La literatura, los escritores y los gilipollas / Ezequiel Martínez
Javier Pérez Reverte, el escritor español más leído del mundo, con más de tres millones de
ejemplares vendidos, recibió a Ñ en Madrid y no se calló nada: habló de
las internas culturales, de sus reservas con Borges y de su admiración
por Osvaldo Soriano, de los represores que conoció en la Guerra de
Malvinas y de sus afilados duelos con la palabra.

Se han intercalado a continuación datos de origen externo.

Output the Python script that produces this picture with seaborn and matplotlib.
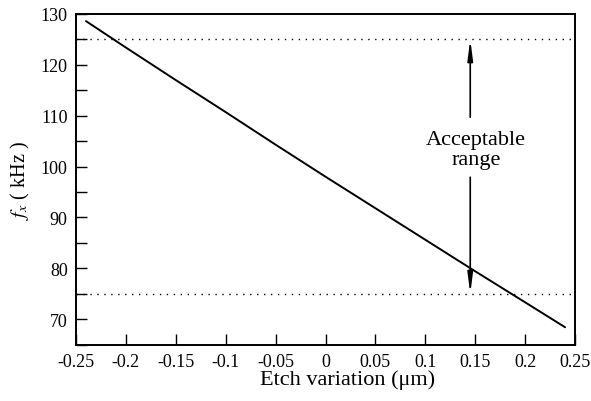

Al hombre le gusta batirse. Y vaya si recibió estocadas. Desde que
decidió colgar los hábitos de corresponsal de guerra para dedicarse sólo
a la narrativa, una tajada de especialistas en la materia no entendió, o
no quiso entender, que él apenas quería escribir. No entraba en sus
cabezas que para colmo sus historias fueran devoradas por cientos de
miles de lectores. Suponían que aquellos títulos avasallantes no eran
más que el envoltorio de una literatura de supermercado, otra de esas
factorías de best-séllers que tantas veces habían hostigado para
defender la honra de las letras mayúsculas. Al hombre no le importaron
las críticas: lo popular no quita lo valiente y siguió adelante con sus
historias de aventuras, intrigas y misterios. Hoy ese hombre es el
escritor español más vendido en el mundo, ha sido nombrado miembro de la
Real Academia Española y logró el respeto y el reconocimiento de sus
pares.
“Es una batalla que he ganado”, dirá más tarde Arturo
Pérez-Reverte, ya relajado y sin soberbia, en un hotel de Madrid. Es
jueves, día de reunión de académicos de la Lengua, y el hombre se
presenta a la entrevista con Ñ acicalado y filoso. O sea: con la guardia
en alto. Tiene fama de irritable e impaciente, no le gusta perder un
tiempo que no le sobra y es un secreto a voces que ha tirado a más de un
periodista por la borda. Porque además el hombre es marino, capitán de
yate, para quienes entiendan del asunto.
Una biografía informal
apuntará este dato y se aderezará con otros: que su España le produce
más urticarias que consuelos; que de pequeño lo alimentaron con Dumas y
Homero; que demasiadas veces vio matar y morir; que el fútbol le aburre y
que le divierten las películas de Luis Sandrini; que tiene una agenda
cargada de nombres de narcotraficantes, terroristas, farándulas y
afines, retazos de su vida de reportero; que cuando se apasiona la
palabra “gilipollas” se le resbala frase de por medio; que en la columna
que mantiene desde hace años en El Semanal –una revista dominical que
se distribuye junto a decenas de diarios españoles– es capaz de defender
la eutanasia o de dedicarle varios párrafos a los percheros de la
Academia, de extrañar a su peluquero o despotricar contra la televisión,
pero sobre todo, de batirse en un duelo de letras con estocadas que
llevan nombre y apellido. “En esta vida hay que pelear, aunque después
ganen los malos”, justificará más adelante.
La otra, la biografía
formal, señalará que escribió algunas de las novelas más exitosas de
los últimos tiempos, varias de ellas llevadas al cine con mayor o menor
disgusto de su autor. También dirá que nació en Cartagena hace 52 años,
al borde del Mediterráneo, que recibió premios varios y se publicaron
numerosos ensayos sobre su obra. Que uno de los libros que reúne sus
columnas semanales se titula Con ánimo de ofender, por si a alguien le
quedan dudas acerca de su estilo frontal. Que su saga del capitán
Alatriste es materia de estudio en los colegios y que con estas
aventuras ambientadas y narradas con el lenguaje del siglo XVII, obtuvo
una fama impensada que se reproduce hasta en estampillas oficiales. Sin
embargo, buscar el nombre de Pérez-Reverte en encuentros, mesas redondas
o jurados literarios será como encontrar una aguja en un pajar porque,
asegura el hombre, ese reino no es de su mundo.